Which after two hours, X-rays, urinalysis and blood work . . . . wasn’t that bad. Turns out that Napoleon has an infection of the prostate, which is making him bleed blood but is actually treatable with a dose of antibiotics. The vet wants to see him again next week, but it shouldn’t prove to be anything particularly serious. I get to hold on to Napoleon for a little while longer.
* * *
I think, for me, the revealing thing about this little scare was how I reacted to it. I try – I really, really try – to be a responsible pet owner. I know, going in to the relationship, that I am going to outlive my pets. You get a puppy, you get to watch that puppy grow old and die: that’s the deal. The bargain is all the joy that animal brings you while they are with you. The bargain is worth it. I believe that. But the better the bargain, the higher the cost. ‘Cause when they leave you . . . well, you can tell yourself that this is the price you agreed to pay, but that price is always higher than you thought it would be.

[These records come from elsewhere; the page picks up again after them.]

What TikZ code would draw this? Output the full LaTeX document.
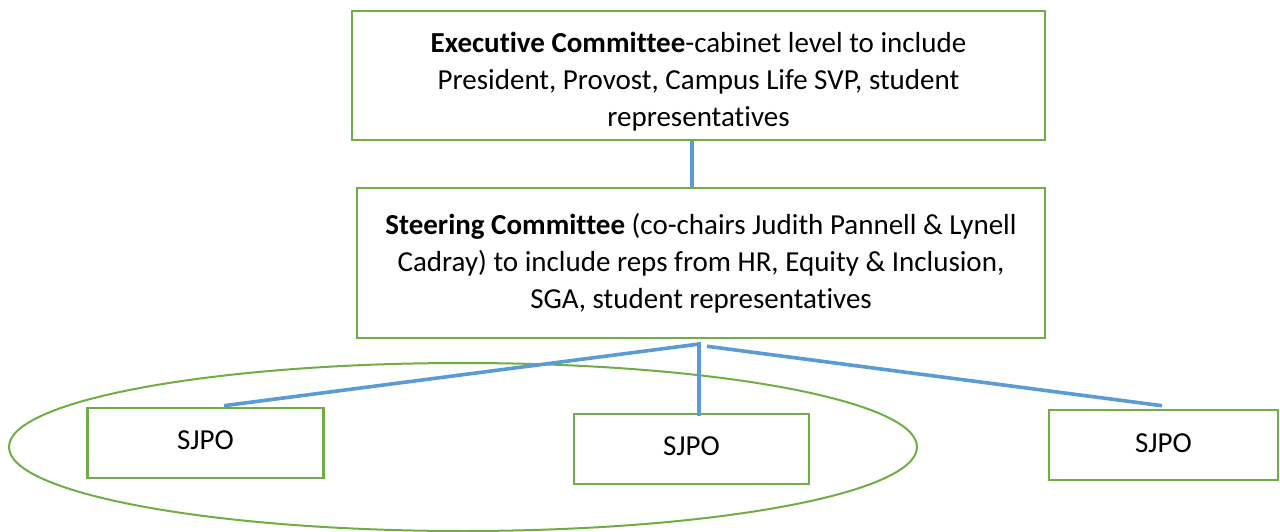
\documentclass[tikz,border=0pt]{standalone}
\usepackage{fontspec}
\setmainfont{Carlito}[Ligatures=NoCommon]
\usetikzlibrary{shapes.geometric}
\definecolor{boxgreen}{HTML}{70AD47}
\definecolor{linkblue}{HTML}{5B9BD5}
\tikzset{
  box/.style={draw=boxgreen, line width=2.6pt, fill=white, rectangle, inner sep=0pt,
    align=center, font=\fontsize{29}{37}\selectfont},
  link/.style={draw=linkblue, line width=3.6pt},
  group/.style={draw=boxgreen, line width=2pt, ellipse, inner sep=0pt}
}
\begin{document}
\begin{tikzpicture}[x=1pt,y=-1pt]
\useasboundingbox (0,0) rectangle (1280,532);
% grouping ellipse
\node[group, minimum width=908pt, minimum height=168pt] (grp) at (463,447) {};
% boxes
\node[box, minimum width=693pt, minimum height=129pt] (exec) at (698.5,75.5)
  {\rule{0pt}{32pt}\textbf{Executive Committee}-cabinet level to include\\President, Provost, Campus Life SVP, student\\representatives};
\node[box, minimum width=688pt, minimum height=150pt] (steer) at (701,263)
  {\textbf{Steering Committee} (co-chairs Judith Pannell \& Lynell\\Cadray) to include reps from HR, Equity \& Inclusion,\\SGA, student representatives};
\node[box, minimum width=236pt, minimum height=70pt] (s1) at (205.5,443) {\raisebox{5pt}{SJPO}};
\node[box, minimum width=235pt, minimum height=70pt] (s2) at (691.5,449) {\raisebox{5pt}{SJPO}};
\node[box, minimum width=229pt, minimum height=70pt] (s3) at (1163.5,445) {\raisebox{4pt}{SJPO}};
% connectors
\draw[link] ([xshift=-6.5pt]exec.south) -- ([xshift=-6.5pt]exec.south |- steer.north);
\coordinate (hubL) at ([xshift=-4pt,yshift=-5pt]steer.south);
\coordinate (hubM) at ([xshift=-2pt,yshift=-3pt]steer.south);
\coordinate (hubR) at ([xshift=6pt,yshift=-7pt]steer.south);
\draw[link] (hubL) -- ([xshift=18.5pt,yshift=1pt]s1.north);
\draw[link] (hubM) -- ([xshift=7.5pt,yshift=-3pt]s2.north);
\draw[link] (hubR) -- ([xshift=-1.5pt,yshift=3pt]s3.north);
\end{tikzpicture}
\end{document}
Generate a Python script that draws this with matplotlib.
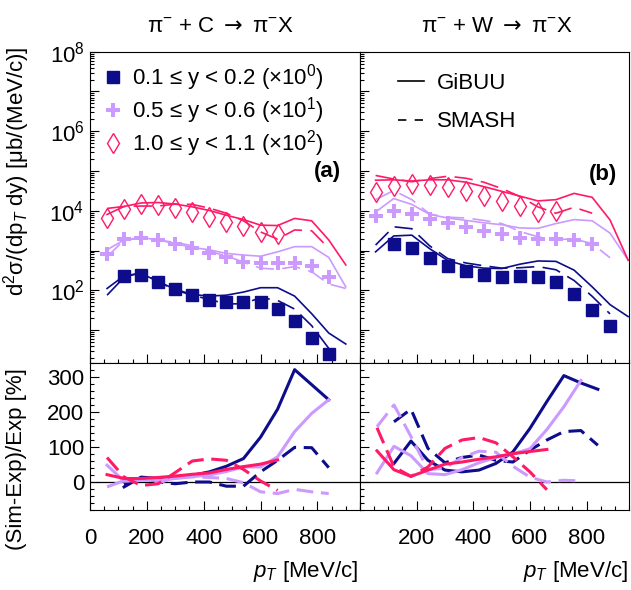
import numpy as np
import matplotlib
matplotlib.use('Agg')
import matplotlib.pyplot as plt
from matplotlib.lines import Line2D
from matplotlib.ticker import MultipleLocator, LogLocator, FuncFormatter, NullFormatter

plt.rcParams['font.family'] = ['Liberation Sans', 'DejaVu Sans']
plt.rcParams['mathtext.fontset'] = 'custom'
plt.rcParams['mathtext.rm'] = 'Liberation Sans'
plt.rcParams['mathtext.it'] = 'Liberation Sans:italic'
plt.rcParams['mathtext.bf'] = 'Liberation Sans:bold'
plt.rcParams['mathtext.sf'] = 'DejaVu Sans'
plt.rcParams['mathtext.fallback'] = 'stixsans'

# couleurs des trois bins en rapidite
c1 = '#0d0d8c'
c5 = '#cc99ff'
c10 = '#ff1a66'

# ---- pi- + C : donnees experimentales (deja multipliees par 10^0, 10^1, 10^2)
x_c_sq = [120, 180, 240, 300, 360, 420, 480, 540, 600, 660, 720, 780, 840]
c_sq = [234, 251, 166, 107, 76, 59, 51, 51, 50, 35, 17, 6.5, 2.5]
x_c_cr = [60, 120, 180, 240, 300, 360, 420, 480, 540, 600, 660, 720, 780, 840]
c_cr = [813, 1950, 2040, 1860, 1445, 1150, 851, 676, 525, 501, 501, 501, 407, 214]
x_c_di = [60, 120, 180, 240, 300, 360, 420, 480, 540, 600, 660]
c_di = [6460, 11200, 14800, 13800, 11700, 9120, 7080, 5370, 4170, 2880, 2570]

# ---- pi- + C : simulations
x_c_sim = [60, 120, 180, 240, 300, 360, 420, 480, 540, 600, 660, 720, 780, 840, 900]
c_gibuu_1 = [112, 234, 269, 166, 107, 79, 72, 76, 91, 117, 117, 72, 26, 8.5, 4.5]
c_smash_1 = [76, 214, 282, 166, 102, 76, 59, 46, 46, 66, 56, 34, 13, 3.5]
c_gibuu_5 = [1050, 1860, 2140, 1860, 1510, 1200, 1050, 851, 776, 724, 933, 1260, 1260, 676, 123]
c_smash_5 = [692, 1860, 2040, 1820, 1620, 1320, 955, 741, 513, 363, 339, 398, 295, 145, 112]
c_gibuu_10 = [8130, 12900, 15800, 16200, 14800, 12600, 10200, 7760, 6030, 4370, 4270, 6460, 5620, 1860, 437]
c_smash_10 = [11500, 12900, 13200, 13200, 14800, 14500, 11700, 8710, 5620, 2950, 1950, 3310, 3160, 1150]

# ---- pi- + W : donnees experimentales
x_w_sq = [119, 183, 246, 310, 374, 437, 501, 565, 628, 692, 756, 820, 883]
w_sq = [1510, 1150, 661, 407, 302, 240, 219, 229, 214, 162, 81, 32, 12.6]
x_w_cr = [55, 119, 183, 246, 310, 374, 437, 501, 565, 628, 692, 756, 820]
w_cr = [7410, 10000, 8320, 6170, 4900, 3890, 3090, 2570, 2090, 1950, 1910, 1860, 1480]
x_w_di = [55, 119, 183, 246, 310, 374, 437, 501, 565, 628, 692]
w_di = [30200, 42700, 46800, 44700, 38900, 32400, 24000, 18200, 13200, 9550, 10000]

# ---- pi- + W : simulations
x_w_sim = [55, 119, 183, 246, 310, 374, 437, 501, 565, 628, 692, 756, 820, 883, 947]
w_gibuu_1 = [933, 2340, 2450, 1120, 562, 417, 363, 355, 457, 550, 537, 324, 123, 44, 22]
w_smash_1 = [1380, 3980, 3550, 1320, 631, 490, 417, 363, 372, 398, 331, 178, 71, 25.7]
w_gibuu_5 = [9330, 20400, 14500, 8130, 6610, 5750, 5010, 4470, 3720, 3630, 4790, 6030, 5620, 2750, 575]
w_smash_5 = [19100, 32400, 19100, 8320, 6920, 6610, 5750, 4790, 3020, 2240, 1910, 1950, 1510, 661]
w_gibuu_10 = [58900, 60300, 56200, 60300, 60300, 52500, 40700, 30900, 23400, 17800, 19100, 27500, 21900, 5890, 575]
w_smash_10 = [77600, 63100, 53700, 64600, 74100, 66100, 52500, 36300, 22900, 12600, 8710, 12300, 8710]

# ---- (Sim-Exp)/Exp en %
x_ratio = [60, 120, 180, 240, 300, 360, 420, 480, 540, 600, 660, 720, 780, 840]
r_c_g1 = [-14, 14, 10, 13, 19, 29, 45, 67, 128, 208, 321, 278, 235]
r_c_s1 = [-8, 13, 0, -5, 0, 0, -12, -12, 29, 62, 99, 98, 41]
r_c_g5 = [48, 2, 5, 5, 10, 15, 20, 30, 43, 43, 72, 144, 196, 235]
r_c_s5 = [-14, 4, 8, -3, 13, 15, 13, 10, -2, -28, -33, -21, -28, -33]
r_c_g10 = [21, 10, 10, 13, 17, 22, 26, 36, 44, 51, 63]
r_c_s10 = [70, 14, -10, -5, 27, 60, 66, 62, 36, 3, -24]

r_w_g1 = [53, 117, 62, 34, 29, 34, 53, 86, 153, 230, 304, 283, 265]
r_w_s1 = [172, 208, 96, 55, 70, 77, 62, 57, 91, 120, 144, 147, 105]
r_w_g5 = [26, 102, 75, 24, 21, 35, 55, 70, 80, 95, 150, 215, 290]
r_w_s5 = [158, 220, 130, 35, 40, 70, 88, 85, 45, 14, 0, 5, 3]
r_w_g10 = [89, 35, 16, 34, 51, 57, 65, 72, 81, 87, 93]
r_w_s10 = [155, 43, 16, 43, 96, 120, 127, 112, 72, 29, -22]

fs = 16
lw_top = 1.2
lw_bot = 2.2
dash_top = (11, 5)
dash_bot = (5.5, 2.5)

fig = plt.figure(figsize=(6.31, 5.90), dpi=100)
W, H = 631, 590
ax_tl = fig.add_axes([90 / W, 1 - 363 / H, 270 / W, 311.3 / H])
ax_tr = fig.add_axes([360 / W, 1 - 363 / H, 269 / W, 311.3 / H])
ax_bl = fig.add_axes([90 / W, 1 - 510 / H, 270 / W, 147 / H])
ax_br = fig.add_axes([360 / W, 1 - 510 / H, 269 / W, 147 / H])


def log_fmt(v, pos):
    e = int(round(np.log10(v)))
    if e % 2 == 0:
        return r'$10^{%d}$' % e
    return ''


for ax in [ax_tl, ax_tr, ax_bl, ax_br]:
    ax.set_xlim(0, 950)
    ax.xaxis.set_major_locator(MultipleLocator(200))
    ax.xaxis.set_minor_locator(MultipleLocator(50))
    ax.tick_params(which='both', direction='in', top=False, right=False, labelsize=fs, width=0.8)
    ax.tick_params(which='major', length=6.5)
    ax.tick_params(which='minor', length=3.2)
    ax.tick_params(axis='x', pad=13)
    ax.tick_params(axis='y', pad=4)
    for s in ax.spines.values():
        s.set_linewidth(0.8)

for ax in [ax_tl, ax_tr]:
    ax.set_yscale('log')
    ax.set_ylim(1.5, 1e8)
    ax.yaxis.set_major_locator(LogLocator(base=10, numticks=20))
    ax.yaxis.set_minor_locator(LogLocator(base=10, subs=np.arange(2, 10), numticks=20))
    ax.yaxis.set_major_formatter(FuncFormatter(log_fmt))
    ax.yaxis.set_minor_formatter(NullFormatter())
    ax.tick_params(labelbottom=False)

for ax in [ax_bl, ax_br]:
    ax.set_ylim(-80, 340)
    ax.yaxis.set_major_locator(MultipleLocator(100))
    ax.yaxis.set_minor_locator(MultipleLocator(20))
    ax.axhline(0, color='k', lw=0.9)

ax_tr.tick_params(labelleft=False)
ax_br.tick_params(labelleft=False)
ax_br.set_xticks([0, 200, 400, 600, 800])
ax_br.set_xticklabels(['', '200', '400', '600', '800'])

# panneau (a) : carbone
ax_tl.plot(x_c_sim, c_gibuu_1, color=c1, lw=lw_top)
ax_tl.plot(x_c_sim[:14], c_smash_1, color=c1, lw=lw_top, dashes=dash_top)
ax_tl.plot(x_c_sim, c_gibuu_5, color=c5, lw=lw_top)
ax_tl.plot(x_c_sim, c_smash_5, color=c5, lw=lw_top, dashes=dash_top)
ax_tl.plot(x_c_sim, c_gibuu_10, color=c10, lw=lw_top)
ax_tl.plot(x_c_sim[:14], c_smash_10, color=c10, lw=lw_top, dashes=dash_top)
ax_tl.plot(x_c_sq, c_sq, 's', color=c1, ms=8.5, label=r'0.1 ≤ y < 0.2 (×10$^{0}$)')
ax_tl.plot(x_c_cr, c_cr, 'P', color=c5, ms=10, mew=0, label=r'0.5 ≤ y < 0.6 (×10$^{1}$)')
ax_tl.plot(x_c_di, c_di, 'd', mfc='none', mec=c10, mew=1, ms=10, label=r'1.0 ≤ y < 1.1 (×10$^{2}$)')
ax_tl.text(0.88, 0.614, '(a)', transform=ax_tl.transAxes, fontsize=fs, fontweight='bold',
           ha='center', va='center')
ax_tl.legend(loc='upper left', bbox_to_anchor=(0.045, 0.965), frameon=False, fontsize=fs,
             handlelength=1.0, handletextpad=0.35, labelspacing=0.08, borderpad=0,
             borderaxespad=0, numpoints=1)

# panneau (b) : tungstene
ax_tr.plot(x_w_sim, w_gibuu_1, color=c1, lw=lw_top)
ax_tr.plot(x_w_sim[:14], w_smash_1, color=c1, lw=lw_top, dashes=dash_top)
ax_tr.plot(x_w_sim, w_gibuu_5, color=c5, lw=lw_top)
ax_tr.plot(x_w_sim[:14], w_smash_5, color=c5, lw=lw_top, dashes=dash_top)
ax_tr.plot(x_w_sim, w_gibuu_10, color=c10, lw=lw_top)
ax_tr.plot(x_w_sim[:13], w_smash_10, color=c10, lw=lw_top, dashes=dash_top)
ax_tr.plot(x_w_sq, w_sq, 's', color=c1, ms=8.5)
ax_tr.plot(x_w_cr, w_cr, 'P', color=c5, ms=10, mew=0)
ax_tr.plot(x_w_di, w_di, 'd', mfc='none', mec=c10, mew=1, ms=10)
ax_tr.text(0.905, 0.604, '(b)', transform=ax_tr.transAxes, fontsize=fs, fontweight='bold',
           ha='center', va='center')
handles = [Line2D([], [], color='k', lw=lw_top),
           Line2D([], [], color='k', lw=lw_top, linestyle=(0, (5, 5)))]
ax_tr.legend(handles, ['GiBUU', 'SMASH'], loc='upper left', bbox_to_anchor=(0.14, 0.933),
             frameon=False, fontsize=fs, handlelength=1.2, handletextpad=0.55,
             labelspacing=0.8, borderpad=0, borderaxespad=0)

# rapports
ax_bl.plot(x_ratio[1:], r_c_g1, color=c1, lw=lw_bot)
ax_bl.plot(x_ratio[1:], r_c_s1, color=c1, lw=lw_bot, dashes=dash_bot)
ax_bl.plot(x_ratio, r_c_g5, color=c5, lw=lw_bot)
ax_bl.plot(x_ratio, r_c_s5, color=c5, lw=lw_bot, dashes=dash_bot)
ax_bl.plot(x_ratio[:11], r_c_g10, color=c10, lw=lw_bot)
ax_bl.plot(x_ratio[:11], r_c_s10, color=c10, lw=lw_bot, dashes=dash_bot)

ax_br.plot(x_ratio[1:], r_w_g1, color=c1, lw=lw_bot)
ax_br.plot(x_ratio[1:], r_w_s1, color=c1, lw=lw_bot, dashes=dash_bot)
ax_br.plot(x_ratio[:13], r_w_g5, color=c5, lw=lw_bot)
ax_br.plot(x_ratio[:13], r_w_s5, color=c5, lw=lw_bot, dashes=dash_bot)
ax_br.plot(x_ratio[:11], r_w_g10, color=c10, lw=lw_bot)
ax_br.plot(x_ratio[:11], r_w_s10, color=c10, lw=lw_bot, dashes=dash_bot)

# titres et axes
fig.text(220 / W, 1 - 27 / H, r'π$^{-}$ + C $\mathsf{\rightarrow}$ π$^{-}$X', fontsize=fs, ha='center', va='center')
fig.text(497 / W, 1 - 27 / H, r'π$^{-}$ + W $\mathsf{\rightarrow}$ π$^{-}$X', fontsize=fs, ha='center', va='center')
fig.text(17 / W, 1 - 46 / H, r'd$^{2}$σ/(dp$_{T}$ dy) [μb/(MeV/c)]', fontsize=fs,
         rotation=90, ha='center', va='top')
fig.text(17 / W, 1 - 368 / H, '(Sim-Exp)/Exp [%]', fontsize=fs, rotation=90, ha='center', va='top')
fig.text(358 / W, 1 - 572 / H, r'$p_{T}$ [MeV/c]', fontsize=fs, ha='right', va='center')
fig.text(628 / W, 1 - 572 / H, r'$p_{T}$ [MeV/c]', fontsize=fs, ha='right', va='center')

fig.savefig('out.png', dpi=100)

Driving to the vet’s yesterday, playing the options around in my head, I had fairly well convinced myself that Napoleon wasn’t coming back. He was pissing blood. That just sounds like something that can’t be fixed without surgery . . . . and Napoleon is way too old for surgery. I figured that unless what he was suffering was something that could be fixed with a pill, this could be the end for the dog that has been at my constant side since way before 9/11. And I was thinking that I might be forced to say good-bye to just about the sweetest soul I know.
And then – it turned out – it was something that could be fixed with a pill. It was a lot of tears and grief for nothing.
But I really, really don’t mind. I know that I’ll lose him sometime, maybe even sometime soon, but the thing about Love is that you don’t let little things like Rationality get in the way.
I’ve got him for a little while longer, and that is what counts.